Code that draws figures

^^^^^^^^^^^^^^^^

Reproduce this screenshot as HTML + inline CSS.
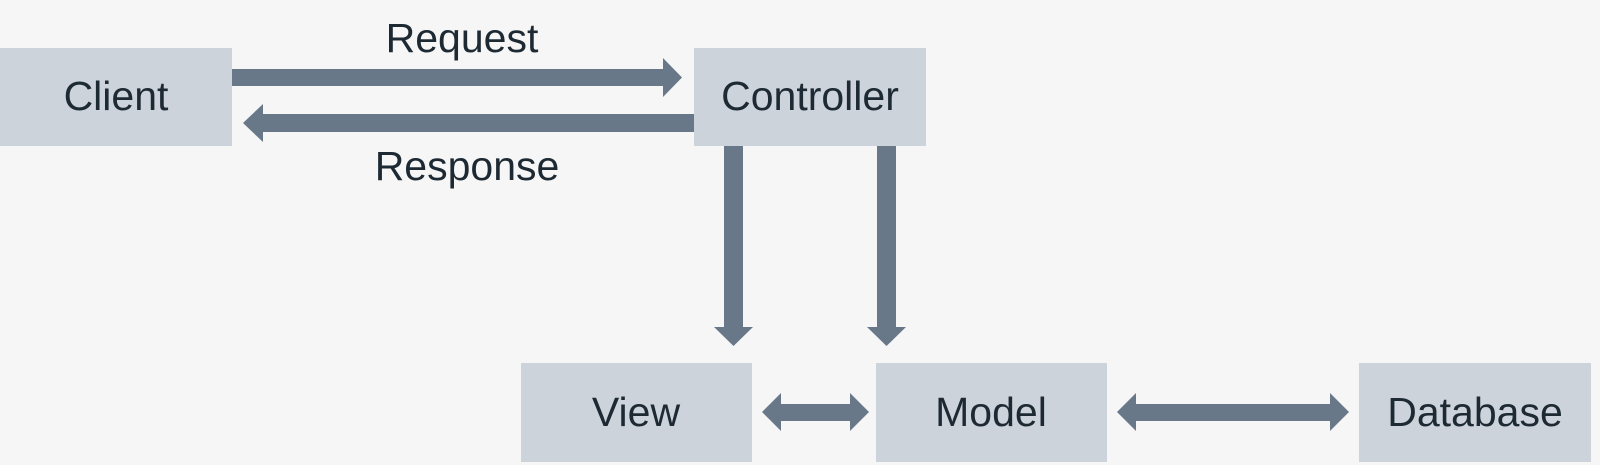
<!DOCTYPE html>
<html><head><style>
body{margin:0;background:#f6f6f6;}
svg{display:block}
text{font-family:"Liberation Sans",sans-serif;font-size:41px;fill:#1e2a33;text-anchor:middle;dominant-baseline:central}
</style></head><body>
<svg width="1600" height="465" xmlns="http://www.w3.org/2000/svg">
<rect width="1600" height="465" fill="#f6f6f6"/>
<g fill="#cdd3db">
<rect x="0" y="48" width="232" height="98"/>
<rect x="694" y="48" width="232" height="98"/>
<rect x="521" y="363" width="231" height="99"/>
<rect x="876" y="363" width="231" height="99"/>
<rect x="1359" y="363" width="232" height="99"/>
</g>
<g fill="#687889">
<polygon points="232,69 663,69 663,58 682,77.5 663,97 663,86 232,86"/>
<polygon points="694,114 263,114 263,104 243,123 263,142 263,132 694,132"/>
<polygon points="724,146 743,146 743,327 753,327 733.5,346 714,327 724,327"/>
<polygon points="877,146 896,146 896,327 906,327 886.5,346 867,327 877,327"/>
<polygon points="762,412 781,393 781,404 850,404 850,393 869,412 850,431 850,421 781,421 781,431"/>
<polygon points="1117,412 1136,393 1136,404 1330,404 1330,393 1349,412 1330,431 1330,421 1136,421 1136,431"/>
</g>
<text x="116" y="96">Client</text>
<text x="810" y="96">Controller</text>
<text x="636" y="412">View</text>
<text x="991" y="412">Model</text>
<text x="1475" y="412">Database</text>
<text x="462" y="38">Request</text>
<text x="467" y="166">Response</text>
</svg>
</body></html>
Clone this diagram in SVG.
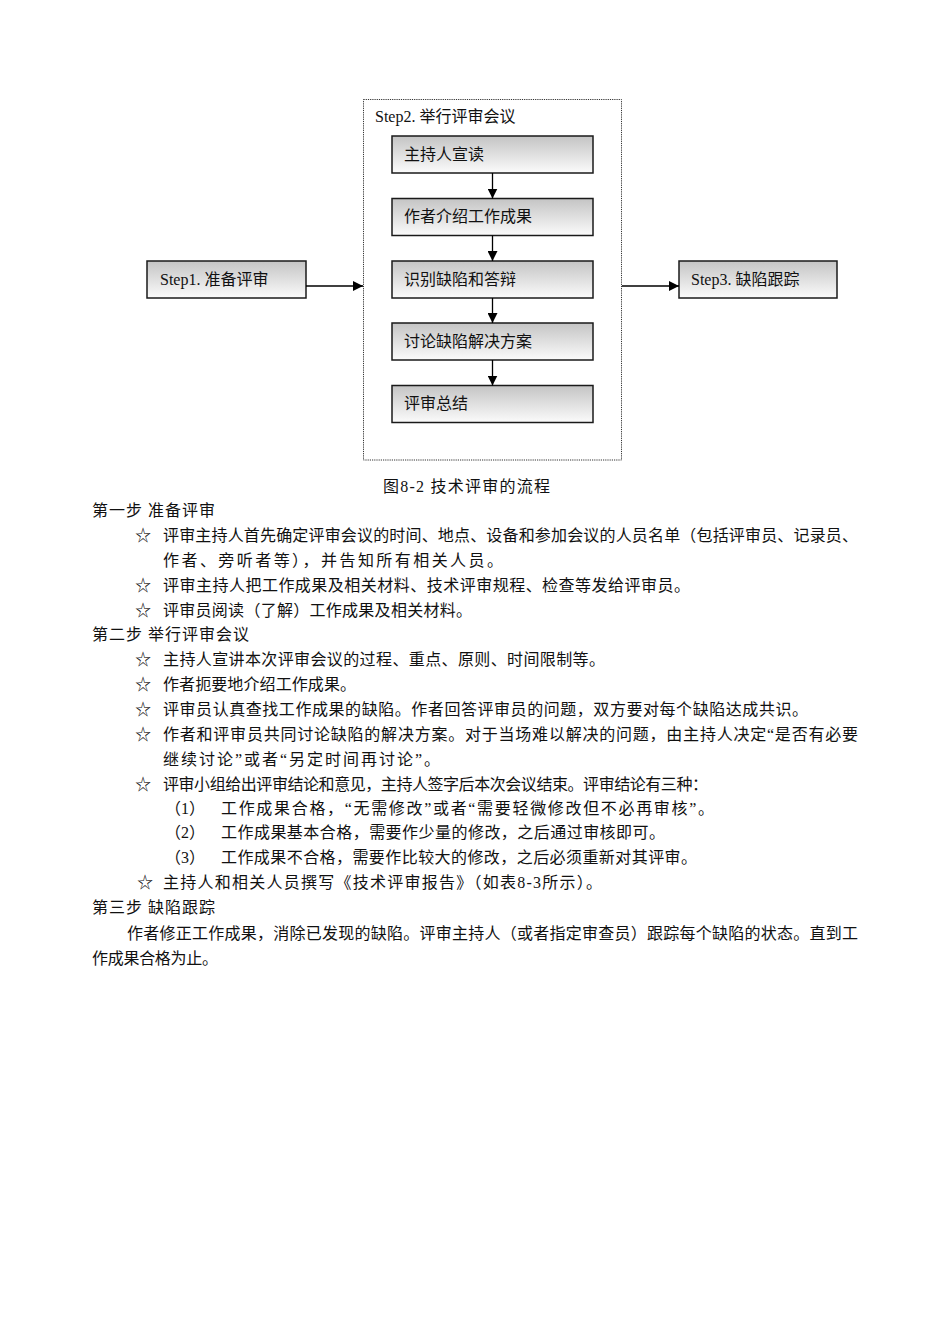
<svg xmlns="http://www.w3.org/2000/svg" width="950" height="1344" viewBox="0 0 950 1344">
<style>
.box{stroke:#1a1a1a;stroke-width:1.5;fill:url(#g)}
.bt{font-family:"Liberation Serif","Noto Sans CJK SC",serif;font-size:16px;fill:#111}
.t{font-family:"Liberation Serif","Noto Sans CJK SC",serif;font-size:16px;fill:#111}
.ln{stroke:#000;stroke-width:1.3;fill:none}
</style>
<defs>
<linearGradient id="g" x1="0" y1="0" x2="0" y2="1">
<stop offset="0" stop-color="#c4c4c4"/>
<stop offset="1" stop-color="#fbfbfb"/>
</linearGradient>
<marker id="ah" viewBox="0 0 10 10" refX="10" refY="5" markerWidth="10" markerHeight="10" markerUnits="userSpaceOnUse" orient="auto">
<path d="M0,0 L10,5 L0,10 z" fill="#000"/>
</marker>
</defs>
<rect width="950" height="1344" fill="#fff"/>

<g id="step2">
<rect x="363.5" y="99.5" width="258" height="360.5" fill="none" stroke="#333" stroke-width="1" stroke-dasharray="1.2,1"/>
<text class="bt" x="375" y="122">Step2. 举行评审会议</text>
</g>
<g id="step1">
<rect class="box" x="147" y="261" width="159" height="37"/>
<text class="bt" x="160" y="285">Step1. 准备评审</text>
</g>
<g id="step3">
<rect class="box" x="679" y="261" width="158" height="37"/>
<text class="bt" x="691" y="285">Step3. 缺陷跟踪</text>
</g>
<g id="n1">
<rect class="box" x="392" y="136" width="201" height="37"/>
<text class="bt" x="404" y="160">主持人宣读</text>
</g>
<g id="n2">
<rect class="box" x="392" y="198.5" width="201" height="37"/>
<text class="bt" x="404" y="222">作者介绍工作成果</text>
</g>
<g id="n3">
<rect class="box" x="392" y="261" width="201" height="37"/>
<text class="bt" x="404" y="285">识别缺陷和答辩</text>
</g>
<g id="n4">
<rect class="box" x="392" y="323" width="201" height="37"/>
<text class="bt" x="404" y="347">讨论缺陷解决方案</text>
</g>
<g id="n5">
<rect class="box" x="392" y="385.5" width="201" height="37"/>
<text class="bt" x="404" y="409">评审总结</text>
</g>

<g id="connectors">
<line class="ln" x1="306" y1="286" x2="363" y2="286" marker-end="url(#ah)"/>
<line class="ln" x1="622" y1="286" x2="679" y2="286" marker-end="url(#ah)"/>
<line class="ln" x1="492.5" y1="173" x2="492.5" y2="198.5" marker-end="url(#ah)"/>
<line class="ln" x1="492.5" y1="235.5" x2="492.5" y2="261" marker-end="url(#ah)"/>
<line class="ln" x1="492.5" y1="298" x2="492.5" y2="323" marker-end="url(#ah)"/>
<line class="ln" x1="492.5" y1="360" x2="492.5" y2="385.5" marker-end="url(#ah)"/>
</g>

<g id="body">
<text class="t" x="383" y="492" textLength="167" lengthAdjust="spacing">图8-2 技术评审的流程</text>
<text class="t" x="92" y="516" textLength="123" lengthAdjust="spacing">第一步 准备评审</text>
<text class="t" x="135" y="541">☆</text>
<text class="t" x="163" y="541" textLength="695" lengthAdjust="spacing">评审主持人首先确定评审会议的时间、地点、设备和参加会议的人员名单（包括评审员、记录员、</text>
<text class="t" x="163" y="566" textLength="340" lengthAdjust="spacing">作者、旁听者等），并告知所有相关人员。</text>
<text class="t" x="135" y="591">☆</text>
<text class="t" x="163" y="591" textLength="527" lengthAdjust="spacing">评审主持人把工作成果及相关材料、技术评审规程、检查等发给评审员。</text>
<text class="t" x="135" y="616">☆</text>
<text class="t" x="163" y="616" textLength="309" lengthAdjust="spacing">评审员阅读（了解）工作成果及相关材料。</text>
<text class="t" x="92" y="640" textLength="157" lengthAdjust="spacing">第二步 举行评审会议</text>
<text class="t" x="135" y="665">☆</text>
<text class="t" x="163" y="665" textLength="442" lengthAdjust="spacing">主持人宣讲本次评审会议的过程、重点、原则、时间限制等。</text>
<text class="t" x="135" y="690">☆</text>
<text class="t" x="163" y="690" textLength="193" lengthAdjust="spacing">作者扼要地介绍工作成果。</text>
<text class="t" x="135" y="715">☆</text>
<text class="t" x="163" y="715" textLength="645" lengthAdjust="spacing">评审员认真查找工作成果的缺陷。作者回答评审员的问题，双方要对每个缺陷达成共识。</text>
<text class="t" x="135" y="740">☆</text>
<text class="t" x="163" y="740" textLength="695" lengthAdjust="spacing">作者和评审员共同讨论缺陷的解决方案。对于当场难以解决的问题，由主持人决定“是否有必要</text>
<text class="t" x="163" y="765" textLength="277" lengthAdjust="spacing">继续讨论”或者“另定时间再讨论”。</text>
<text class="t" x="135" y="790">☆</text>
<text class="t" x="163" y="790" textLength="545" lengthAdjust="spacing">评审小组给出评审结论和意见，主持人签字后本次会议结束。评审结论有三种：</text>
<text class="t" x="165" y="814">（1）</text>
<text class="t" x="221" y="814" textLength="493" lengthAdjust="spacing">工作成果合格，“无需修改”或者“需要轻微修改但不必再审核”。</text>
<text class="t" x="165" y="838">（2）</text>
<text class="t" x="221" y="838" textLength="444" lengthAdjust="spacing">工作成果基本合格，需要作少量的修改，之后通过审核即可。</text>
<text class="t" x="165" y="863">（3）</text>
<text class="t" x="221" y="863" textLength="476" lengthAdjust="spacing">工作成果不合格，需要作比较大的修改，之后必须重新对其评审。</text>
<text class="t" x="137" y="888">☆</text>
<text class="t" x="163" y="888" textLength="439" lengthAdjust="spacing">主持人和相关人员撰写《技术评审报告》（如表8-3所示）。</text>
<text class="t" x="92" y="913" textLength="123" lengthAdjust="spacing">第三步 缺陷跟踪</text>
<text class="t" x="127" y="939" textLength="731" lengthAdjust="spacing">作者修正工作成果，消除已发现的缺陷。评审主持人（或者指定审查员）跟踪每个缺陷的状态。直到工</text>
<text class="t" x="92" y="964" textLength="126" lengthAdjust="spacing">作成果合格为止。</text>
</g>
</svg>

^^^^^^^^^^^^^^^^

» GOAL
Where a line contains "this", copy that line.

» EXERCISE SOLUTION
Reproduce this screenshot as HTML + inline CSS.
Clone this diagram in SVG.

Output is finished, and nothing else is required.